THE WONDERS OF EDITING

I was in London last week, and therefore had the opportunity to see one of my columns reprinted in the Herald Tribune. Now the New York Times does very little editing on my copy. I send it in around 5 PM, the editor on duty (Steve Pickering in this case) reads it, we go over a few points of confusion - if he doesn't understand something, it's a good bet readers won't either - negotiate a few cuts if necessary to fit the layout, and that's it. But the Herald Trib obviously feels that it can improve on things. So what I saw was a bit different from what I wrote.

Why would an editor change a writer's copy? Presumably either to improve it - say to make it read better (for example by replacing convoluted sentences with more direct statements) or, if space is a problem, to make it shorter.

So here's what happened. In the New York Times my piece ran under the headline "Pursuing happiness" (Steve's improvement on my version, "Pursuit of happiness"). Its first paragraph read:

The big winner at the Oscars was "American Beauty," a film based on the daring and original premise that material possessions don't bring happiness. Oh, well. Anyway, not all trite ideas are wrong. In fact, there is quite a lot of evidence indicating that, sure enough, money doesn't buy happiness -- or at least not so you'd notice.

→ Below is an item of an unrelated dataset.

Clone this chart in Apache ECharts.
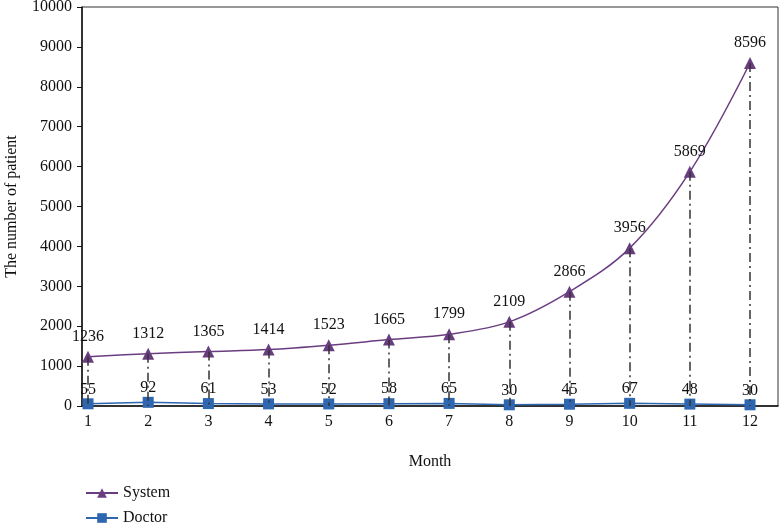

In the Herald Trib it ran under the short, punchy headline "The wealthy, after all, are not the happy few"; the first paragraph read:

That material possessions don't guarantee happiness is a winning idea these days in Hollywood, of all places. Testimony was the big Oscar winner, "American Beauty", a movie suggesting that notion. Oh, well. But not all trite ideas are wrong. In fact, there is much evidence indicating that, sure enough, money doesn't buy happiness - or at least not so you would notice.

Thanks, guys. That was a big improvement.